Homeowners are a powerful voting bloc and speculators are a powerful lobbying group.

They have a self-interest in making land/housing EXTREMELY expensive. A lot of pensions and hedge funds also are built upon housing prices going up and up and up. How can they create an artificial bubble? For one, make lending easy (increases demand) so that anyone who wants a home can “buy” one! It’s normal in America for a 20-something to be hundreds of thousands of dollars in debt. Two, discourage housing construction (decreases supply) with high property taxes on improvements and strict zoning laws.

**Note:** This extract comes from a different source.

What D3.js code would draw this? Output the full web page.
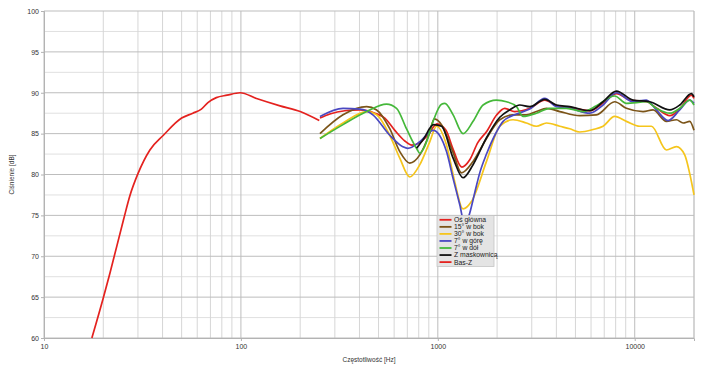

This may come as a shock to you, but the media and academia don’t have your best interest at heart. 2008 wasn’t a financial “crash.” It was a market readjustment. If the federal government didn’t step in to repatch the bubble then housing prices would be much lower today therefore benefiting the vast majority of the population. Housing is just about the only commodity where people actively celebrate rising prices, which is particularly heinous considering it’s an economic necessity. Imagine cheering on the rising cost of bread during a famine. Yet, this is what our influence-industrial complex does.

But I have hope for America because I believe speculators’ unprecedented success will bring about their unmitigated downfall…

Ideally, it would just take explaining the benefits of LVT for more local, state, and national governments to implement it. A rational approach, so as to not penalize existing homeowners too much, would be to phase it in via split-rate taxation where the “land value” portion of a property tax would overtime be evaluated higher than the “improvement value.”

But this approach has thus far largely failed because as soon as homeowners hear “new tax” their prefrontal cortex shuts down and they start foaming from the mouth —  “Brains! Land! Peace!”

Reforming property taxes is a political hire-wire act because even if a local politician is successful in implementing it, perhaps through a tax cut like a “universal property tax abatement” whereby the “improvement” portion of a property tax is cut more than the “land” portion is raised, then in the future as property taxes likely rise then rich speculators and unimproved lot owners will protest the loudest. Politics is often about plucking the goose without too much fuss.

For the record, I don’t blame homeowners for pursuing the American Dream. You can benefit from the system while advocating for its reform, but nonetheless, you have an ethical responsibility to advocate for its reform and whether or not the average homeowner actually benefits from perpetuating the status quo is debatable when you consider how it will end at Detroit.

Realistically, the reason I’m hopeful is not because I think a lot of homeowners will be persuaded, but because I think enough renters can be educated. In other words, I have hope because of demographic and technological changes.

Renters are rising!

As we make up more of the voting population then “generation rent” will have more political power to implement LVT.

And then as a final turn of the wheel, our feudalistic system is telling people, “My way or the highway!” and many of us are choosing the highway.

I believe one day there’ll be more mobile homeowners than traditional homeowners.

Did you know mobile homes don’t count toward property taxes?

Think about the long-term implications!

Mobile homes are becoming more energy-efficient (off-grid) and unlike traditional homes are built off-site via low-cost quality mass manufacturing. With more people working from home, families shrinking, and the population aging it only makes sense that the mobile home trend will continue to accelerate.

We may live in a future where every home is to some degree mobile because as manufacturing methods improve there’s nothing in physics that would prevent this convenience. Mobile skyscrapers!

LVT is just about the only tax that can’t be evaded.

If property taxes continue to be structured the way they are, i.e. heavily penalize “improvements/construction,” then it doesn’t make financial sense to renovate an old property, therefore paying even more in taxes annually, when you could just replace it with a mobile home whereby you’d end up paying nothing more than a de facto Land Value Tax!

With more and more of the population living in apartments and mobile homes, it’ll mean LVT is OTW.